Thompson had reported to police on Nov. 14, a few hours after a Catholic Charities caseworker visited the home for an inspection, that his daughter had run away.

Police have yet to make an arrest in the case but continue “in our quest to seek justice for Aaroné,” said Aurora police spokesman Sgt. Rudy Herrera.

Thompson and Lowe were working through the courts to have their parental rights restored and asked for a jury to hear the case. The trial began April 10 in Judge Gerald Rafferty’s courtroom and was scheduled to last two weeks.

The jury began deliberating at noon Wednesday and reached a decision by 7 p.m.

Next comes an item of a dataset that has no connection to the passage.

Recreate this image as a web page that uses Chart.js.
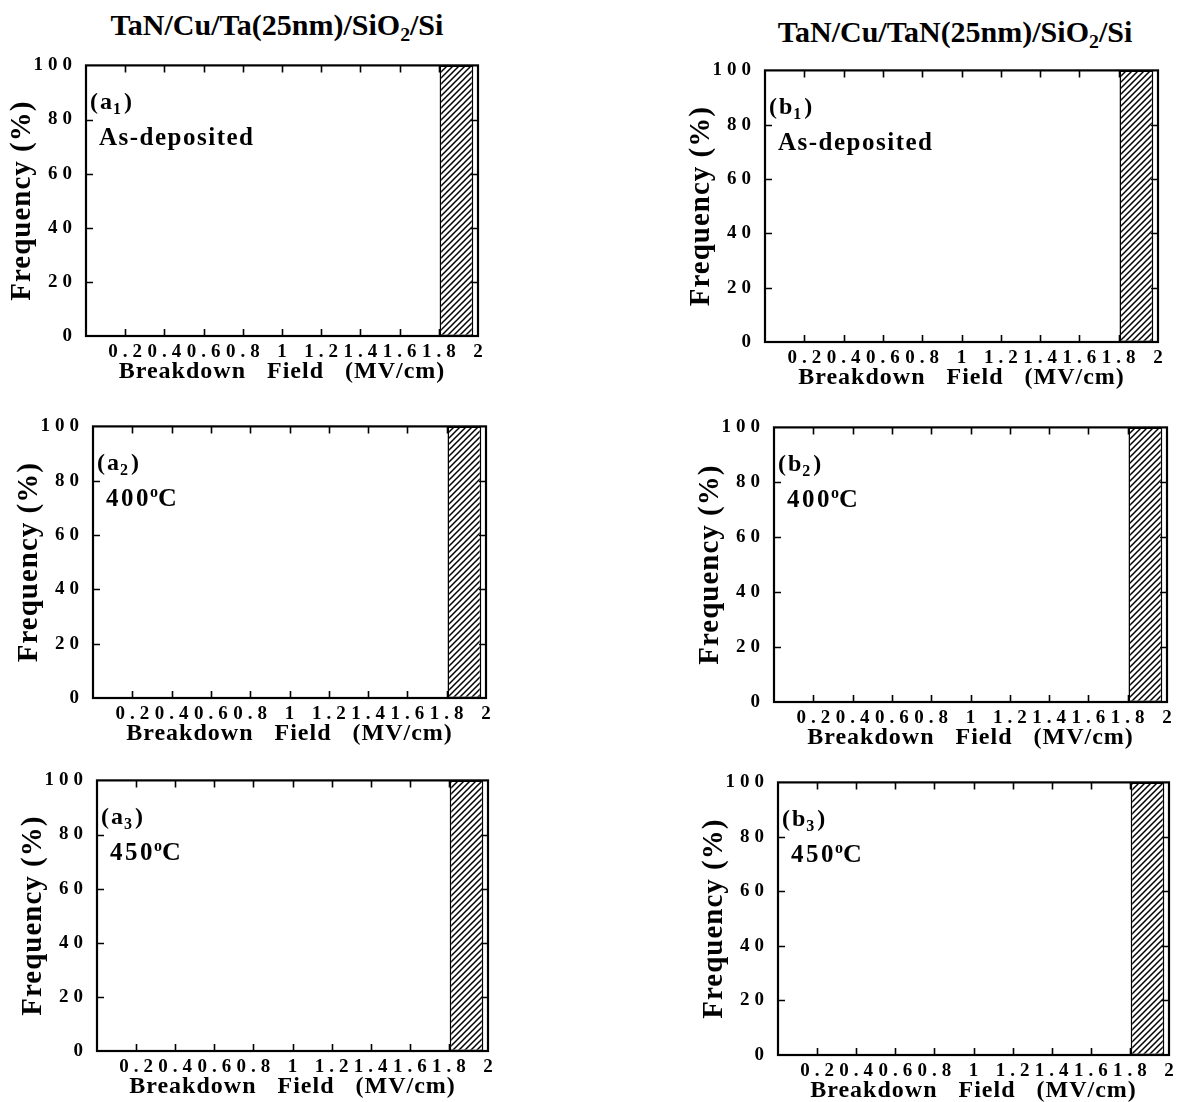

Thompson and Lowe were in the courtroom to receive the news. They emerged from the courthouse quiet and under orders from Thompson’s attorney, Terraine Bailey, not to talk to the news media. Bailey said a gag order remains on the case.

The case was not public because it involves juveniles in a custody case. Sources confirmed the jury’s decision.

Arapahoe County attorneys prosecuted the matter, calling witnesses who included county caseworkers and Aurora detectives. It’s unknown whether the defense called any witnesses.

Caseworkers had been investigating complaints involving physical abuse and neglect that followed Lowe from Michigan, including allegations that children were not in school, were left unattended and had suspicious injuries.

The children told Arapahoe County investigators they hadn’t seen Aaroné for more than a year.

Records show that inmate Eric Williams, Lowe’s former common-law husband and father of two of the children, was briefly transferred from a state prison to the Arapahoe County jail last week. It is unclear whether he testified.

Williams was one of the first witnesses to lead police to believe that Aaroné had been killed and that Lowe and Thompson were persons of interest.

Documents obtained by The Denver Post said that Williams told police on Nov. 15 that Lowe had talked to him about Aaroné’s disappearance, saying that “something happened” and Aaroné was bleeding in a bathtub before she stopped breathing and died.

Williams told police that Lowe said she and Thompson buried Aaroné in a field.

Police had minimal reach in the courtroom, which was hearing a civil case, not a criminal one.

Aurora Police Chief Dan Oates, reached about the verdict before boarding a plane, said that “if the information that you have been provided is accurate, we’re relieved to hear the jury saw this case the same way we did.”

He said police expected the jury “would find the surviving children didn’t belong in that home. We certainly didn’t feel the children should go back to these parents.”

Denver attorney Walter Gerash, who is advising Lowe, said Oates’ previous comments to the media likely prejudiced the jury.

Gerash told Lowe not to testify “because of the threats of criminal charges against my client” related to the alleged death of Aaroné.

The Rev. Acen Phillips, who has ministered to Lowe and Thompson, said there was pressure from “every segment to make sure they didn’t get their children back.”

“It’s a sad day for a family who started out with a little kid who got lost,” he said. “They called for help; they lost their freedom, their home, their kids. They’re standing in the midst of nothing without some real charges being filed, and no one is looking for the child.”